La lutte de 30 ans n’était pas pour la liberté du peuple mais pour les gains personnels de quelques-uns. Ce régime torturait, tuait et exploitait systématiquement les Érythréens tout en trompant la diaspora pour obtenir son soutien. La communauté émotive de la diaspora, ignorante des atrocités, continuait de soutenir le gouvernement. Il serait exact de dire que la cause principale des atrocités commises sous le régime précédent était le Shabia lui-même. Par conséquent, il serait correct de dire que combattre le Shaabia au lieu de combattre le Derg (Ancien régime éthiopien) aurait contribué à apporter la paix.
En sortant de mon rêve, j’ai constaté que les structures civiles et militaires de l’Érythrée étaient ravagées par la corruption et l’incompétence. Des responsables illettrés géraient des professionnels hautement éduqués, et le régime oppressif surveillait et contrôlait brutalement ses citoyens. Le monde avançait tandis que l’Érythrée restait coincée dans un cycle de peur, d’oppression et de déception. Le rêve de liberté était enterré sous cette dure réalité, révélant un système qui abusait de ses citoyens pour des gains personnels.
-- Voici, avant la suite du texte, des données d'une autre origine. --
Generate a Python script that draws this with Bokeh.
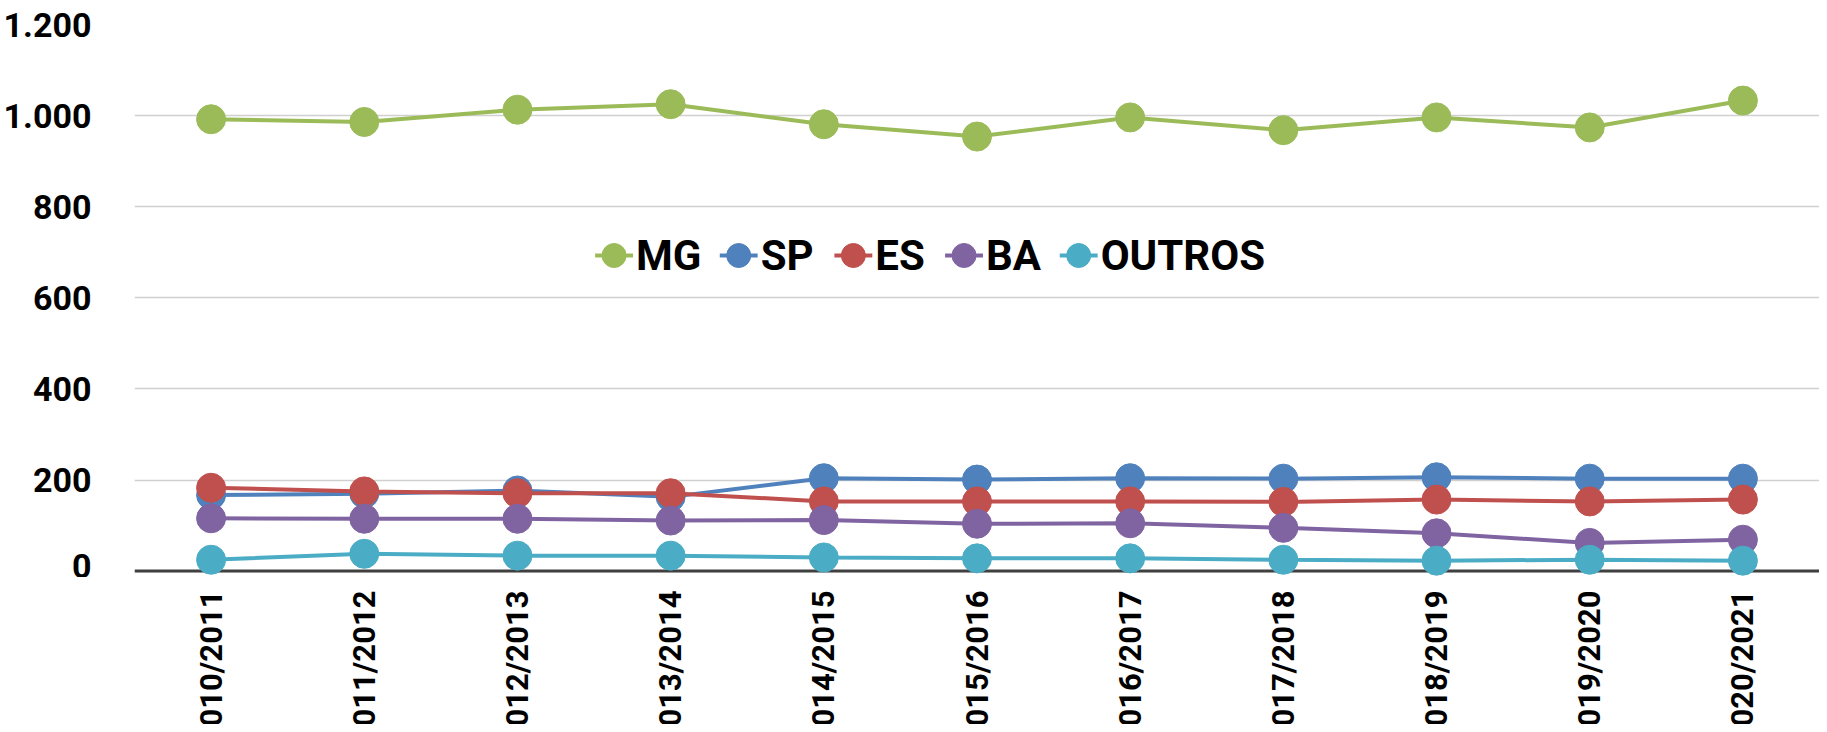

La réalité de l’Érythrée a brisé toutes mes illusions. Le régime brutal poussait les citoyens à se violenter les uns les autres, soulignant la crise psychologique au sein de la société. La décadence morale et les actions motivées par le gain personnel du régime ont clairement montré qu’il valait mieux vivre sans pays que de supporter de tels abus. Le rêve d’indépendance de l’Érythrée a été tragiquement remplacé par un système de peur et d’oppression.